Written exercise
Retype only what runs from the first line of the listing to the line holding "PH = H - MT - MB", both included. Do not retype the pictures.

Data lines

########################################

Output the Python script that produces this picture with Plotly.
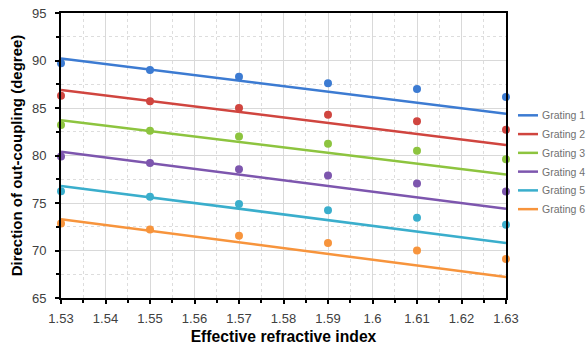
import plotly.graph_objects as go

x_index = [1.53, 1.55, 1.57, 1.59, 1.61, 1.63]
names = ["Grating 1", "Grating 2", "Grating 3", "Grating 4", "Grating 5", "Grating 6"]
colors = ["#3C7BD2", "#D0453F", "#8DC43F", "#7D56AE", "#3AAECC", "#F7943C"]

g1 = [89.7, 89.0, 88.3, 87.6, 87.0, 86.15]
g2 = [86.3, 85.7, 85.0, 84.3, 83.6, 82.7]
g3 = [83.2, 82.6, 82.0, 81.25, 80.5, 79.6]
g4 = [79.9, 79.2, 78.55, 77.9, 77.05, 76.2]
g5 = [76.25, 75.65, 74.9, 74.25, 73.45, 72.7]
g6 = [72.85, 72.2, 71.55, 70.8, 70.0, 69.1]
series = [g1, g2, g3, g4, g5, g6]

fit_x = [1.53, 1.63]
fit_start = [90.2, 86.9, 83.7, 80.4, 76.8, 73.3]
fit_end = [84.4, 81.1, 78.0, 74.4, 70.8, 67.2]

FONT = "Liberation Sans, Arial, sans-serif"
W, H = 587, 350
ML, MR, MT, MB = 61, 81, 12.5, 52
PW = W - ML - MR
PH = H - MT - MB

fig = go.Figure()
for name, col, ys, a, b in zip(names, colors, series, fit_start, fit_end):
    fig.add_trace(go.Scatter(x=fit_x, y=[a, b], mode="lines", name=name,
                             line=dict(color=col, width=2.5), legendgroup=name,
                             showlegend=False, cliponaxis=False))
    fig.add_trace(go.Scatter(x=x_index, y=ys, mode="markers", name=name,
                             marker=dict(color=col, size=8), showlegend=False,
                             legendgroup=name, cliponaxis=False))

# legend drawn as shapes + text (line samples and labels)
leg_x0, leg_x1, leg_tx = 518, 538, 540
leg_y0, leg_dy = 115, 18.8
for i, (name, col) in enumerate(zip(names, colors)):
    ypix = leg_y0 + i * leg_dy
    yp = 1 - (ypix - MT) / PH
    fig.add_shape(type="line", xref="paper", yref="paper",
                  x0=(leg_x0 - ML) / PW, x1=(leg_x1 - ML) / PW, y0=yp, y1=yp,
                  line=dict(color=col, width=2.5))
    fig.add_annotation(xref="paper", yref="paper", x=(leg_tx - ML) / PW, y=yp,
                       xanchor="left", yanchor="middle", text=name, showarrow=False,
                       font=dict(family=FONT, size=10.5, color="#707070"))

axis_common = dict(
    showline=True, linecolor="black", linewidth=2, mirror=True,
    ticks="outside", ticklen=4, tickwidth=1.5, tickcolor="black",
    showgrid=True, gridcolor="#D9D9D9", gridwidth=1,
    zeroline=False, ticklabeloverflow="allow",
    tickfont=dict(family=FONT, size=13, color="#404040"),
)

fig.update_xaxes(
    range=[1.53, 1.63], dtick=0.01, tick0=1.53, tickformat="~g",
    title=dict(text="<b>Effective refractive index</b>",
               font=dict(family=FONT, size=15.7, color="black"),
               standoff=6),
    minor=dict(dtick=0.005, showgrid=True, gridcolor="#DDDDDD", griddash="dot",
               ticks="outside", ticklen=3, tickcolor="black"),
    ticklabelstandoff=3,
    **axis_common,
)
fig.update_yaxes(
    range=[65, 95], dtick=5, tick0=65,
    title=dict(text="<b>Direction of out-coupling (degree)</b>",
               font=dict(family=FONT, size=15, color="black"),
               standoff=6),
    minor=dict(dtick=2.5, showgrid=True, gridcolor="#DDDDDD", griddash="dot",
               ticks="outside", ticklen=3, tickcolor="black"),
    ticklabelstandoff=6,
    **axis_common,
)

fig.update_layout(
    width=W, height=H,
    margin=dict(l=ML, r=MR, t=MT, b=MB, autoexpand=False),
    paper_bgcolor="white", plot_bgcolor="white",
    showlegend=False,
)

fig.write_html(
    "out.html",
    config={"displayModeBar": False},
    post_script="document.body.style.margin='0px';document.body.style.overflow='hidden';",
)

########################################

Final answer
Output the Python script that produces this picture with Plotly.
import plotly.graph_objects as go

x_index = [1.53, 1.55, 1.57, 1.59, 1.61, 1.63]
names = ["Grating 1", "Grating 2", "Grating 3", "Grating 4", "Grating 5", "Grating 6"]
colors = ["#3C7BD2", "#D0453F", "#8DC43F", "#7D56AE", "#3AAECC", "#F7943C"]

g1 = [89.7, 89.0, 88.3, 87.6, 87.0, 86.15]
g2 = [86.3, 85.7, 85.0, 84.3, 83.6, 82.7]
g3 = [83.2, 82.6, 82.0, 81.25, 80.5, 79.6]
g4 = [79.9, 79.2, 78.55, 77.9, 77.05, 76.2]
g5 = [76.25, 75.65, 74.9, 74.25, 73.45, 72.7]
g6 = [72.85, 72.2, 71.55, 70.8, 70.0, 69.1]
series = [g1, g2, g3, g4, g5, g6]

fit_x = [1.53, 1.63]
fit_start = [90.2, 86.9, 83.7, 80.4, 76.8, 73.3]
fit_end = [84.4, 81.1, 78.0, 74.4, 70.8, 67.2]

FONT = "Liberation Sans, Arial, sans-serif"
W, H = 587, 350
ML, MR, MT, MB = 61, 81, 12.5, 52
PW = W - ML - MR
PH = H - MT - MB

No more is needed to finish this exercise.